Reputation: 73
I am new to python and pyspark. I would like to know how can I write the below spark dataframe function in pyspark:
val df = spark.read.format("jdbc").options(
Map(
"url" -> "jdbc:someDB",
"user" -> "root",
"password" -> "password",
"dbtable" -> "tableName",
"driver" -> "someDriver")).load()
I tried to write as below in pyspark. But, getting syntax error:
df = spark.read.format("jdbc").options(
map(lambda : ("url","jdbc:someDB"), ("user","root"), ("password","password"), ("dbtable","tableName"), ("driver","someDriver"))).load()
Thanks in Advance
Upvotes: 3
Views: 9558
Reputation: 2407
In PySpark, pass the options as keyword arguments:
df = spark.read\
.format("jdbc")\
.options(
url="jdbc:someDB",
user="root",
password="password",
dbtable="tableName",
driver="someDriver",
)\
.load()
Sometimes it's handy to keep them in a dict
and unpack them later using the splat operator:
options = {
"url": "jdbc:someDB",
"user": "root",
"password": "password",
"dbtable": "tableName",
"driver": "someDriver",
}
df = spark.read\
.format("jdbc")\
.options(**options)\
.load()
Regarding the code snippets from your question: you happened to mix up two different concepts of "map":
Map
in Scala is a data structure also known as "associative array" or "dictionary", equivalent to Python's dict
map
in Python is a higher-order function you can use for applying a function to an iterable, e.g.:In [1]: def square(x: int) -> int:
...: return x**2
...:
In [2]: list(map(square, [1, 2, 3, 4, 5]))
Out[2]: [1, 4, 9, 16, 25]
In [3]: # or just use a lambda
In [4]: list(map(lambda x: x**2, [1, 2, 3, 4, 5]))
Out[4]: [1, 4, 9, 16, 25]
Upvotes: 20
Reputation: 11
To load a CSV file with multiple parameters, pass the arguments to load()
:
df = spark.read.load("examples/src/main/resources/people.csv",
format="csv", sep=":", inferSchema="true", header="true")

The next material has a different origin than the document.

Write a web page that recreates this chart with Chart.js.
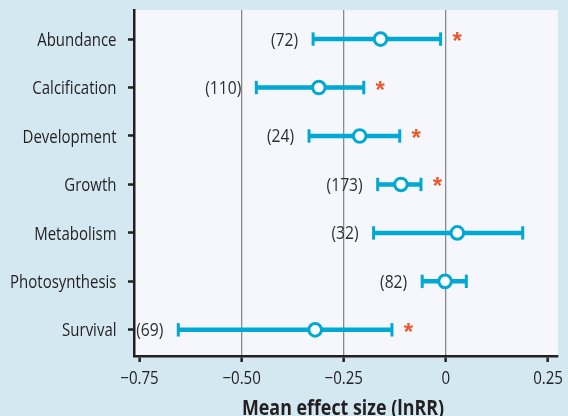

Here's the documentation for that.
Upvotes: 0
Reputation: 76
Try to use option()
instead:
df = spark.read \
.format("jdbc") \
.option("url","jdbc:someDB") \
.option("user","root") \
.option("password","password") \
.option("dbtable","tableName") \
.option("driver","someDriver") \
.load()
Upvotes: 4